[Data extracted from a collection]

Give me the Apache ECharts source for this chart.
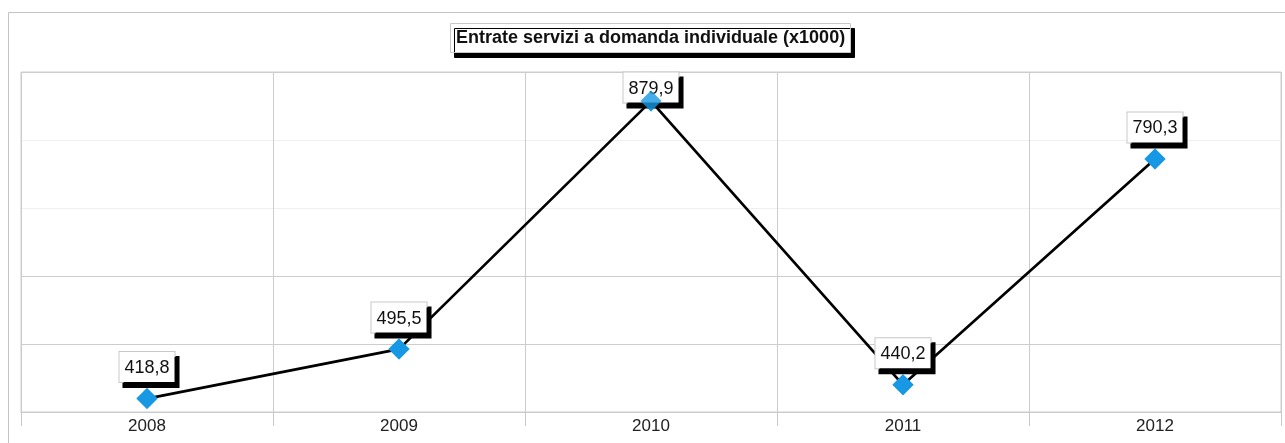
<!DOCTYPE html>
<html>
<head>
<meta charset="utf-8">
<script src="https://cdn.jsdelivr.net/npm/echarts@6/dist/echarts.min.js"></script>
<style>
  html, body { margin: 0; padding: 0; background: #ffffff; }
  #chart { width: 1285px; height: 443px; }
</style>
</head>
<body>
<div id="chart"></div>
<script>
// Chart content
const titleText = 'Entrate servizi a domanda individuale (x1000)';
const years = ['2008', '2009', '2010', '2011', '2012'];
const entrate = [418.8, 495.5, 879.9, 440.2, 790.3];

// Value scale of the plot and number of horizontal bands
const valueMin = 398;
const valueMax = 925;
const bandCount = 5;

const fmt = v => v.toFixed(1).replace('.', ',');

const peak = Math.max(...entrate);
const lineData = entrate.map(v => {
  // the top label is pushed down so it stays inside the plot area
  if (v === peak) return { value: v, label: { offset: [0, 18] } };
  return v;
});

const markerColor = '#1798e3';
const chart = echarts.init(document.getElementById('chart'), null, { renderer: 'canvas' });

chart.setOption({
  backgroundColor: '#ffffff',
  animation: false,
  title: {
    text: titleText,
    left: 450,
    top: 23,
    padding: [6, 6, 6, 6],
    backgroundColor: '#ffffff',
    borderColor: '#c8c8c8',
    borderWidth: 1,
    shadowColor: '#000000',
    shadowBlur: 0,
    shadowOffsetX: 4,
    shadowOffsetY: 5,
    textStyle: {
      fontFamily: 'Liberation Sans, Arial, sans-serif',
      fontSize: 18,
      fontWeight: 'bold',
      color: '#111111'
    }
  },
  graphic: [{
    type: 'rect',
    silent: true,
    z: -10,
    shape: { x: 8.5, y: 12.5, width: 1400, height: 600 },
    style: { fill: 'none', stroke: '#c4c4c4', lineWidth: 1 }
  }],
  grid: {
    left: 21, right: 4, top: 72, bottom: 31,
    show: true,
    borderColor: '#cccccc',
    borderWidth: 1,
    backgroundColor: 'transparent'
  },
  xAxis: {
    type: 'category',
    data: years,
    boundaryGap: true,
    axisLine: { show: true, lineStyle: { color: '#cccccc', width: 1 } },
    axisTick: { show: true, length: 14, lineStyle: { color: '#c8c8c8' } },
    splitLine: { show: true, lineStyle: { color: '#cccccc', width: 1 } },
    axisLabel: {
      margin: 6,
      fontFamily: 'Liberation Sans, Arial, sans-serif',
      fontSize: 17,
      color: '#222222'
    }
  },
  yAxis: [{
    type: 'value',
    min: valueMin,
    max: valueMax,
    axisLine: { show: false },
    axisTick: { show: false },
    axisLabel: { show: false },
    splitLine: { show: false }
  }, {
    type: 'value',
    min: 0,
    max: bandCount,
    interval: 1,
    axisLine: { show: false },
    axisTick: { show: false },
    axisLabel: { show: false },
    splitLine: {
      show: true,
      lineStyle: {
        width: 1,
        color: ['#cccccc', '#cccccc', '#cccccc', '#efefef', '#efefef', '#cccccc']
      }
    }
  }],
  series: [{
    // line with value boxes
    type: 'line',
    yAxisIndex: 0,
    data: lineData,
    symbol: 'diamond',
    symbolSize: [21, 21],
    itemStyle: { color: markerColor },
    lineStyle: { color: '#000000', width: 2.7 },
    z: 3,
    label: {
      show: true,
      position: 'top',
      distance: 6,
      formatter: p => fmt(p.value),
      fontFamily: 'Liberation Sans, Arial, sans-serif',
      fontSize: 18,
      color: '#111111',
      backgroundColor: '#ffffff',
      borderColor: '#c8c8c8',
      borderWidth: 1,
      padding: [7, 5, 5, 5],
      shadowColor: '#000000',
      shadowBlur: 0,
      shadowOffsetX: 4,
      shadowOffsetY: 5
    }
  }, {
    // diamond markers kept in front of the value boxes
    type: 'scatter',
    yAxisIndex: 0,
    zlevel: 1,
    data: entrate,
    symbol: 'diamond',
    symbolSize: [21, 21],
    itemStyle: { color: markerColor },
    silent: true
  }]
});
</script>
</body>
</html>
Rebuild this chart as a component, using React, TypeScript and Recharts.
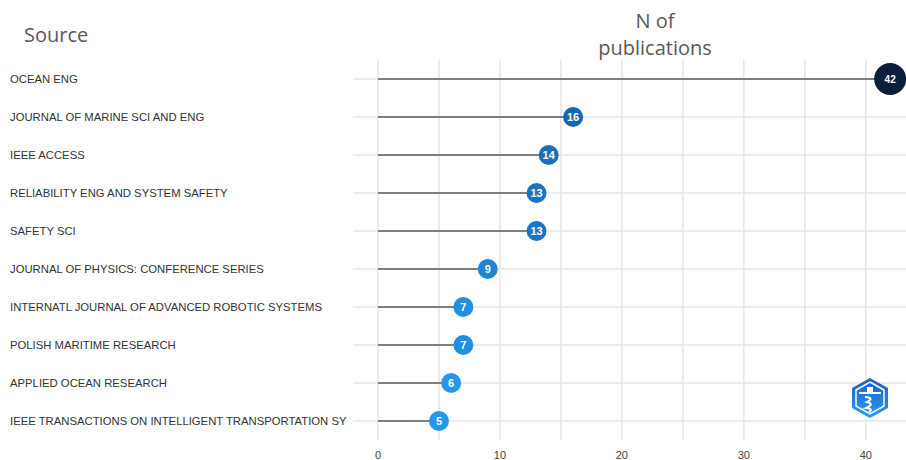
import React from "react";
import { BarChart, Bar, XAxis, YAxis, CartesianGrid } from "recharts";

const sources = [
  "OCEAN ENG",
  "JOURNAL OF MARINE SCI AND ENG",
  "IEEE ACCESS",
  "RELIABILITY ENG AND SYSTEM SAFETY",
  "SAFETY SCI",
  "JOURNAL OF PHYSICS: CONFERENCE SERIES",
  "INTERNATL JOURNAL OF ADVANCED ROBOTIC SYSTEMS",
  "POLISH MARITIME RESEARCH",
  "APPLIED OCEAN RESEARCH",
  "IEEE TRANSACTIONS ON INTELLIGENT TRANSPORTATION SY",
];
const publications = [42, 16, 14, 13, 13, 9, 7, 7, 6, 5];
const gridTicks = [0, 5, 10, 15, 20, 25, 30, 35, 40];
const xDomain = [-2.05, 43.3];

const data = sources.map((source, i) => ({ source, n: publications[i] }));

// continuous colour scale, dark navy for the biggest source
function dotColor(v: number) {
  if (v >= 30) return "#0b1f3b";
  if (v >= 16) return "#1767ad";
  if (v >= 14) return "#196fb9";
  if (v >= 13) return "#1b75c1";
  if (v >= 9) return "#1f86d4";
  if (v >= 7) return "#2290e2";
  return "#2598ec";
}

const Lollipop = (props: any) => {
  const { x, y, width, height, value } = props;
  const cy = y + height / 2;
  const cx = x + width;
  const big = value >= 30;
  const r = big ? 16 : 10;
  return (
    <g>
      <line x1={x} y1={cy} x2={cx} y2={cy} stroke="#7f7f7f" strokeWidth={2} />
      <circle cx={cx} cy={cy} r={r} fill={dotColor(value)} />
      <text
        x={cx}
        y={cy}
        dy="0.35em"
        textAnchor="middle"
        fill="#fff"
        fontSize={big ? 10 : 11}
        fontWeight="bold"
        fontFamily="Liberation Sans, Arial, sans-serif"
      >
        {value}
      </text>
    </g>
  );
};

const SourceTick = (props: any) => {
  const { y, payload } = props;
  return (
    <text
      x={10}
      y={y}
      dy="0.35em"
      textAnchor="start"
      fill="#333"
      fontSize={11.3}
      fontFamily="Liberation Sans, Arial, sans-serif"
    >
      {payload.value}
    </text>
  );
};

const Logo = () => (
  <svg
    width={38}
    height={42}
    viewBox="0 0 38 42"
    style={{ position: "absolute", left: 851, top: 377 }}
  >
    <defs>
      <linearGradient id="lg" x1="0" y1="0" x2="0" y2="1">
        <stop offset="0%" stopColor="#1f5fc4" />
        <stop offset="100%" stopColor="#2a9cf0" />
      </linearGradient>
    </defs>
    <polygon points="19,1 37,11 37,31 19,41 1,31 1,11" fill="url(#lg)" />
    <polygon points="19,5 33,13 33,29 19,37 5,29 5,13" fill="none" stroke="#fff" strokeWidth={1.5} />
    <rect x={8} y={15} width={22} height={2} fill="#fff" />
    <rect x={16} y={10} width={6} height={5} fill="#fff" />
    <path d="M14 20 Q24 21 16 25 Q24 27 15 31 Q23 32 18 35" stroke="#fff" strokeWidth={2} fill="none" />
  </svg>
);

// grid only at band centres and at the 5-step x ticks (no frame)
const hGrid = ({ offset }: any) =>
  sources.map((_, i) => offset.top + (offset.height * (i + 0.5)) / sources.length);
const vGrid = ({ offset }: any) =>
  gridTicks.map(
    (t) => offset.left + ((t - xDomain[0]) / (xDomain[1] - xDomain[0])) * offset.width
  );

export default function App() {
  return (
    <div style={{ position: "absolute", left: 0, top: 0, width: 906, height: 460, background: "#fff" }}>
      <div
        style={{
          position: "absolute",
          left: 24,
          top: 21,
          fontFamily: "Open Sans, sans-serif",
          fontSize: 20,
          color: "#595959",
        }}
      >
        Source
      </div>
      <div
        style={{
          position: "absolute",
          left: 555,
          width: 200,
          top: 7,
          textAlign: "center",
          fontFamily: "Open Sans, sans-serif",
          fontSize: 20,
          lineHeight: "27px",
          color: "#595959",
        }}
      >
        N of
        <br />
        publications
      </div>
      <BarChart
        width={906}
        height={460}
        data={data}
        layout="vertical"
        margin={{ top: 60, right: 0, bottom: 0, left: 0 }}
        barSize={2}
      >
        <CartesianGrid
          stroke="#e6e6e6"
          strokeWidth={1.5}
          horizontalCoordinatesGenerator={hGrid}
          verticalCoordinatesGenerator={vGrid}
        />
        <XAxis
          type="number"
          domain={xDomain}
          allowDataOverflow
          ticks={gridTicks}
          tickFormatter={(v: number) => (v % 10 === 0 ? String(v) : "")}
          axisLine={false}
          tickLine={false}
          height={20}
          dy={3}
          tick={{ fill: "#444", fontSize: 11, fontFamily: "Liberation Sans, Arial, sans-serif" }}
        />
        <YAxis
          type="category"
          dataKey="source"
          width={353}
          axisLine={false}
          tickLine={false}
          tick={<SourceTick />}
          interval={0}
        />
        <Bar dataKey="n" shape={<Lollipop />} isAnimationActive={false} />
      </BarChart>
      <Logo />
    </div>
  );
}
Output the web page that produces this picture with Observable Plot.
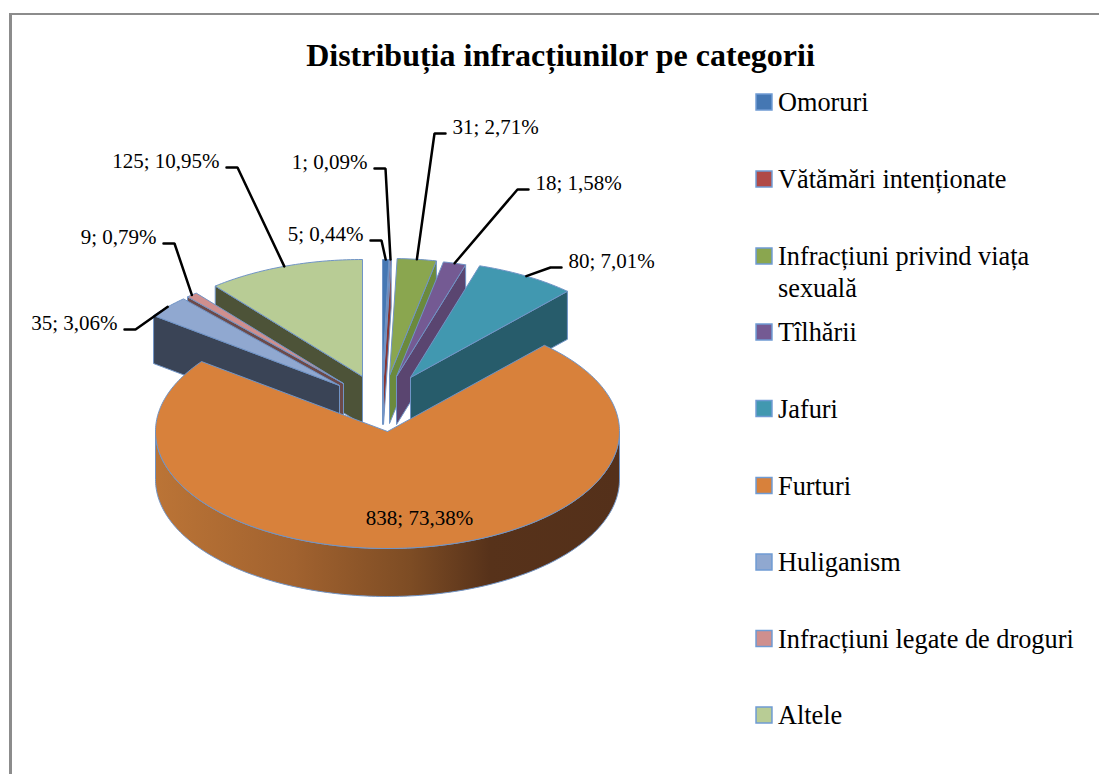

Written request: Copy nothing but the lines from the first one in the listing through the line with "const fmt = v", and omit the pictures.

Task answer:
Give me the Apache ECharts source for this chart.
<!DOCTYPE html>
<html>
<head>
<meta charset="utf-8">
<script src="https://cdn.jsdelivr.net/npm/echarts@6/dist/echarts.min.js"></script>
<style>
  html, body { margin: 0; padding: 0; background: #ffffff; }
  #chart { width: 1285px; height: 443px; }
</style>
</head>
<body>
<div id="chart"></div>
<script>
// Chart content
const titleText = 'Entrate servizi a domanda individuale (x1000)';
const years = ['2008', '2009', '2010', '2011', '2012'];
const entrate = [418.8, 495.5, 879.9, 440.2, 790.3];

// Value scale of the plot and number of horizontal bands
const valueMin = 398;
const valueMax = 925;
const bandCount = 5;

const fmt = v => v.toFixed(1).replace('.', ',');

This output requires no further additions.